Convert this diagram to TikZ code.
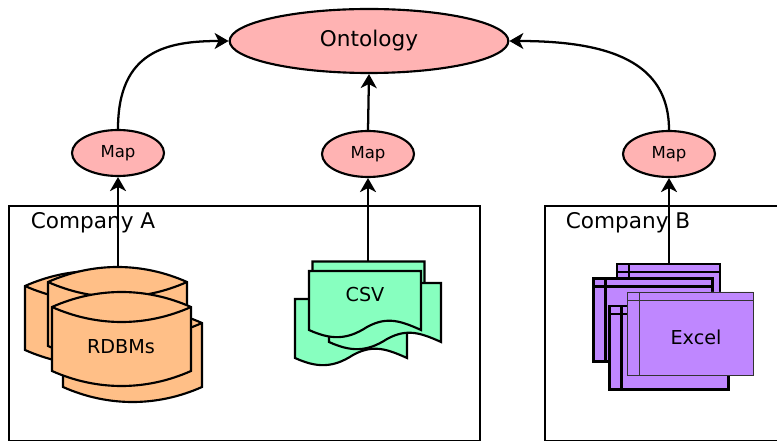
* * *
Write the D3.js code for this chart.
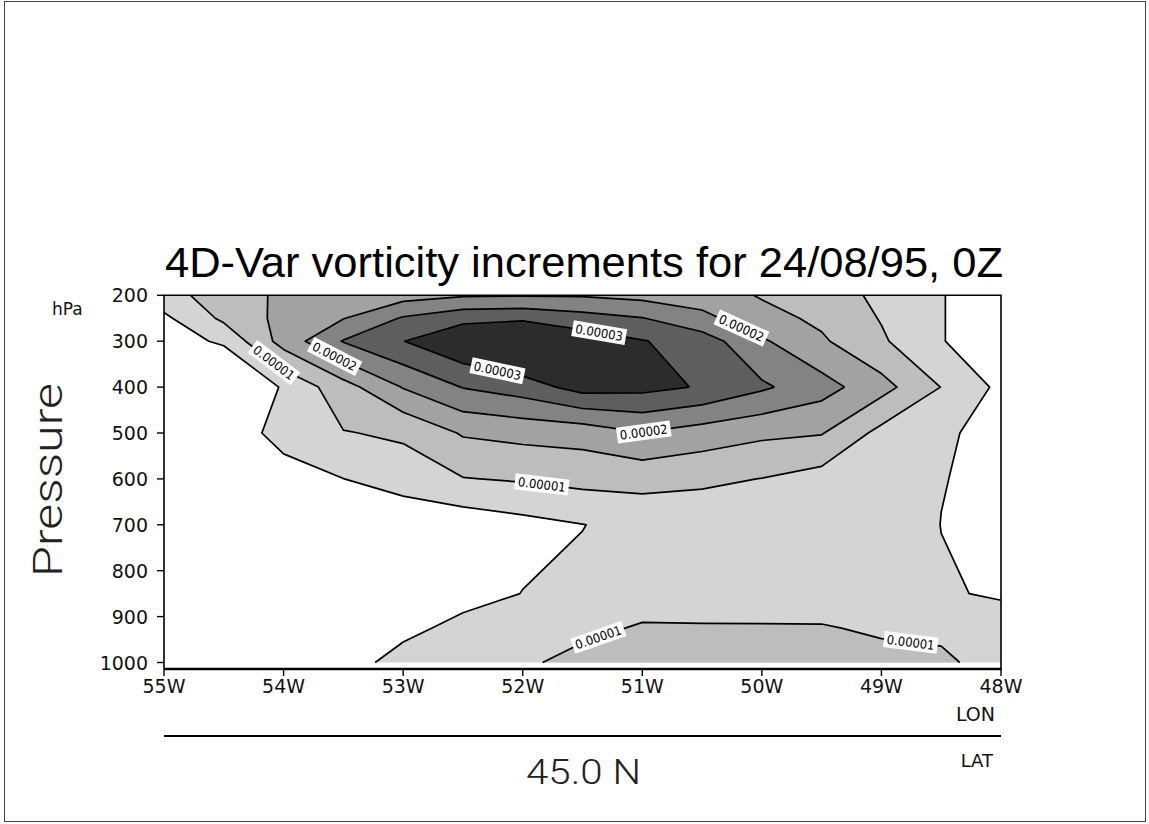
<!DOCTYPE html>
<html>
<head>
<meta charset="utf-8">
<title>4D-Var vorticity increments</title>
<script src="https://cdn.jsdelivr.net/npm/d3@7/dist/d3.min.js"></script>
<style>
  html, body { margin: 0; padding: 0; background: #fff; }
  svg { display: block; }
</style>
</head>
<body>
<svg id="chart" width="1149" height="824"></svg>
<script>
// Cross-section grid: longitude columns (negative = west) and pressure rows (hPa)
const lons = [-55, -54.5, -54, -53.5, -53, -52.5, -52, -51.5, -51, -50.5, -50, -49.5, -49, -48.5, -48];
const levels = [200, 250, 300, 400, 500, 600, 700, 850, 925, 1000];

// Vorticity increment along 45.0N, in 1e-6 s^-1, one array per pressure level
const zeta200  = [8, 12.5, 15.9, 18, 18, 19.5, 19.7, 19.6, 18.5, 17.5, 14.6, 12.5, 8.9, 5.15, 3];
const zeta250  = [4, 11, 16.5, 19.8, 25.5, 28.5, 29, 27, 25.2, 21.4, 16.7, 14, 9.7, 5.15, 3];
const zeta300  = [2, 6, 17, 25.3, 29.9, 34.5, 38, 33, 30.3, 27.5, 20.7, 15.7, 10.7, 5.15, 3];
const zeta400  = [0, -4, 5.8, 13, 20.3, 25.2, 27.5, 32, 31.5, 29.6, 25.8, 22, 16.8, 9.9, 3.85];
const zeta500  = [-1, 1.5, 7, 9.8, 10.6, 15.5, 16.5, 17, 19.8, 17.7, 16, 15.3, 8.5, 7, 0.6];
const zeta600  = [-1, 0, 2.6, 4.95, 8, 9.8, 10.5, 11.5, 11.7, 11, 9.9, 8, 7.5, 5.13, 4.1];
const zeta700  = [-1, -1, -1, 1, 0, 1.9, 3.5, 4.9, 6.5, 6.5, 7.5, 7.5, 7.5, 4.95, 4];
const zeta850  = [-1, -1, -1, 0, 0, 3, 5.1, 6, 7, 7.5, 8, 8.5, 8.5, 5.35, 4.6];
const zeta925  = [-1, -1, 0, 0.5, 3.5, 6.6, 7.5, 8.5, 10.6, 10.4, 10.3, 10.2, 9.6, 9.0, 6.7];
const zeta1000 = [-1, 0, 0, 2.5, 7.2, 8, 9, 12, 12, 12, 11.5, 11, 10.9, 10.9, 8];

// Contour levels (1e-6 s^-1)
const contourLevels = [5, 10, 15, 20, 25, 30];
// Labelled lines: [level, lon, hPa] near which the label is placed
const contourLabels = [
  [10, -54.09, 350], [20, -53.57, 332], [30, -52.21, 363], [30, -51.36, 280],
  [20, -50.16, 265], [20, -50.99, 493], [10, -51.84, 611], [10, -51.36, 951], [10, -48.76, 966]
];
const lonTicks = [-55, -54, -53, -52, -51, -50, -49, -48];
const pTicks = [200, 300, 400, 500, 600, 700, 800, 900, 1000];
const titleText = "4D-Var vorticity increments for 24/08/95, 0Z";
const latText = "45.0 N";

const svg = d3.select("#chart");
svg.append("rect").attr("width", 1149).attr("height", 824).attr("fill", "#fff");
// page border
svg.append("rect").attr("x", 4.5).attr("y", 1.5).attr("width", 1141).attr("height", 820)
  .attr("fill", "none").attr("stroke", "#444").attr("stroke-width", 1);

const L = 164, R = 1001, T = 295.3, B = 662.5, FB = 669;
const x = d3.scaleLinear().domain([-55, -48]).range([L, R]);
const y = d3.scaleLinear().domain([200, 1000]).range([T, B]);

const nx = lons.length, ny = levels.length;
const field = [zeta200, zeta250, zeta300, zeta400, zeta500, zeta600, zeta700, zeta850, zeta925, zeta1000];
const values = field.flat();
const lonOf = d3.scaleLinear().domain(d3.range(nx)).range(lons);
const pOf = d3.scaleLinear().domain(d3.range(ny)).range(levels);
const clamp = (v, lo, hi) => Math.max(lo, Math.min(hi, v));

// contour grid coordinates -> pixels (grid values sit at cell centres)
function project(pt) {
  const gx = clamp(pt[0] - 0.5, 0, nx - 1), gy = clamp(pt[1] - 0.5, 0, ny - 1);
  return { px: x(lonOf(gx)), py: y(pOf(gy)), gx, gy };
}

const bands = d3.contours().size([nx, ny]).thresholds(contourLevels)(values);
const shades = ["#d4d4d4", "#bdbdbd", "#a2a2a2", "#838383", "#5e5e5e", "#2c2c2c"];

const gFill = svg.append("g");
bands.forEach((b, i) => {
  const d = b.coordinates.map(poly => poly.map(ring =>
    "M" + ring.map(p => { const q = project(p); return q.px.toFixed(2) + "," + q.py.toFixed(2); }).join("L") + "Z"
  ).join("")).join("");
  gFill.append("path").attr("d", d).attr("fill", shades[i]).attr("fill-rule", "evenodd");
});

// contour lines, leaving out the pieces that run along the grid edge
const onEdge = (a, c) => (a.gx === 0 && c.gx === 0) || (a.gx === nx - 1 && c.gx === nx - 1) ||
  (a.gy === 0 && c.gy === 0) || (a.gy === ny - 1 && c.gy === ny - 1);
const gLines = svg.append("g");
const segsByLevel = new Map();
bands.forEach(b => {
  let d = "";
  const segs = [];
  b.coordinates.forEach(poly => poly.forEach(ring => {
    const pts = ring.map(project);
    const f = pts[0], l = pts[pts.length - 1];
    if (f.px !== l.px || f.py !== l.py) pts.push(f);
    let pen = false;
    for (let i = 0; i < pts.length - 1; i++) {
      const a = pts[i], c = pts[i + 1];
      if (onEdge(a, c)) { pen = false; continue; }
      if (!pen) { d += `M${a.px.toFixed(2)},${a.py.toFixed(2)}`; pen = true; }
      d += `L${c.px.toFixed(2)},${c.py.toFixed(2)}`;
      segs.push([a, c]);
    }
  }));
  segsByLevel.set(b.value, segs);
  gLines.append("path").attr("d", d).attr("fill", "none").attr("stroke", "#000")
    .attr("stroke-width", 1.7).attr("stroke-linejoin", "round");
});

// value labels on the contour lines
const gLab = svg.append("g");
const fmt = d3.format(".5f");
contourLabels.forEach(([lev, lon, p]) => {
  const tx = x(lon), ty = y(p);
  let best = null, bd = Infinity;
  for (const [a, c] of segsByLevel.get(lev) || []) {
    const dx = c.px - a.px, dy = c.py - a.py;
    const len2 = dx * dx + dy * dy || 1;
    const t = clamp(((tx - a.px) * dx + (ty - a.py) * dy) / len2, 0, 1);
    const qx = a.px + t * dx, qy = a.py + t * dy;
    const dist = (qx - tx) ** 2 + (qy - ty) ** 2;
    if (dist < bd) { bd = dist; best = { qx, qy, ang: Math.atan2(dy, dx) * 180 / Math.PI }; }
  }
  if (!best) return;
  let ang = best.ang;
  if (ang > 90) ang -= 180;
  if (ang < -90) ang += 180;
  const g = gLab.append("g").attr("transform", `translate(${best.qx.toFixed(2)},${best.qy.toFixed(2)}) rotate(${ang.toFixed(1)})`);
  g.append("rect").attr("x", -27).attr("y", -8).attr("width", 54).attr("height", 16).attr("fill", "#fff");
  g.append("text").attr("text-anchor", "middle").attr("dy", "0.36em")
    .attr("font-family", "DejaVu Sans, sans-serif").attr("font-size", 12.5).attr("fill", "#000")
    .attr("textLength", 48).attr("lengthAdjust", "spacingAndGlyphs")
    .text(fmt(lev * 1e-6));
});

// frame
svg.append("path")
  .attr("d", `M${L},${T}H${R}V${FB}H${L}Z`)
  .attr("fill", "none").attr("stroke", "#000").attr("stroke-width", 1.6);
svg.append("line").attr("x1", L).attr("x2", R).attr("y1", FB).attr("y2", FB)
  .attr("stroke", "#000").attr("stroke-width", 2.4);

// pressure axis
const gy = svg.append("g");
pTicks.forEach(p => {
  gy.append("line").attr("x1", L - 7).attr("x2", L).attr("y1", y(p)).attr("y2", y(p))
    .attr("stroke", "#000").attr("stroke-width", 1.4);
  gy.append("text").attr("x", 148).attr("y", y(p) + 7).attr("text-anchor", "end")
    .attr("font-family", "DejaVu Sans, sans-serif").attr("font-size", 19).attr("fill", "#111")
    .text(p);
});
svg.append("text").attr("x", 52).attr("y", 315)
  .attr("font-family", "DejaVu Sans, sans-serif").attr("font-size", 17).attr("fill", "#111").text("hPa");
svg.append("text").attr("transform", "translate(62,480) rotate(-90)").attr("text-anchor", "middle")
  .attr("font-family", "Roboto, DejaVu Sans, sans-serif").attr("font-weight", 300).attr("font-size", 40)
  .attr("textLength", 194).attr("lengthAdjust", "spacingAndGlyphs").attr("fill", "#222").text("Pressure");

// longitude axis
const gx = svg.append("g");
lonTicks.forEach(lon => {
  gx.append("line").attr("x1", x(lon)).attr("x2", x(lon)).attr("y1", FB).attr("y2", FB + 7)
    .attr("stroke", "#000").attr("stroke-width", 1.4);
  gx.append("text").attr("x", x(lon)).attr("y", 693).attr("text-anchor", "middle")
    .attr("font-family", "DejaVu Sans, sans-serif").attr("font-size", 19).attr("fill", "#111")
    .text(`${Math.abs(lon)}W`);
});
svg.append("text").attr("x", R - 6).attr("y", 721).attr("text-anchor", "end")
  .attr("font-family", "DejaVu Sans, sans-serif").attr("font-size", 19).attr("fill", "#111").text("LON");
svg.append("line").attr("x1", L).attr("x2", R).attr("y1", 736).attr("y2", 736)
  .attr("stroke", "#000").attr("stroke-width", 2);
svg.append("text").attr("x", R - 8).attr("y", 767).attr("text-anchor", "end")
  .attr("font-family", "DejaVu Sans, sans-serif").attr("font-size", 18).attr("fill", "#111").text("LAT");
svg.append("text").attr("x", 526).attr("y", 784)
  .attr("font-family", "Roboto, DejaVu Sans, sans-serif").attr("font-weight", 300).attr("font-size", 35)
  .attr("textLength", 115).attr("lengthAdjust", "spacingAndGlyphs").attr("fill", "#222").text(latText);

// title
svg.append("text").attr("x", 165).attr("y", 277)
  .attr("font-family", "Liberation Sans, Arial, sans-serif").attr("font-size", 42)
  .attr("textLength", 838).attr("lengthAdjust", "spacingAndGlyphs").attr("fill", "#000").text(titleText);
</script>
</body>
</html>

- Directions for this task -
Nothing but the lines from the one containing "Write the D3.js code for this chart." through the one containing "850, 925, 1000];" should be echoed, each exactly as it stands; pictures are excluded.

- Solved problem -
Write the D3.js code for this chart.
<!DOCTYPE html>
<html>
<head>
<meta charset="utf-8">
<title>4D-Var vorticity increments</title>
<script src="https://cdn.jsdelivr.net/npm/d3@7/dist/d3.min.js"></script>
<style>
  html, body { margin: 0; padding: 0; background: #fff; }
  svg { display: block; }
</style>
</head>
<body>
<svg id="chart" width="1149" height="824"></svg>
<script>
// Cross-section grid: longitude columns (negative = west) and pressure rows (hPa)
const lons = [-55, -54.5, -54, -53.5, -53, -52.5, -52, -51.5, -51, -50.5, -50, -49.5, -49, -48.5, -48];
const levels = [200, 250, 300, 400, 500, 600, 700, 850, 925, 1000];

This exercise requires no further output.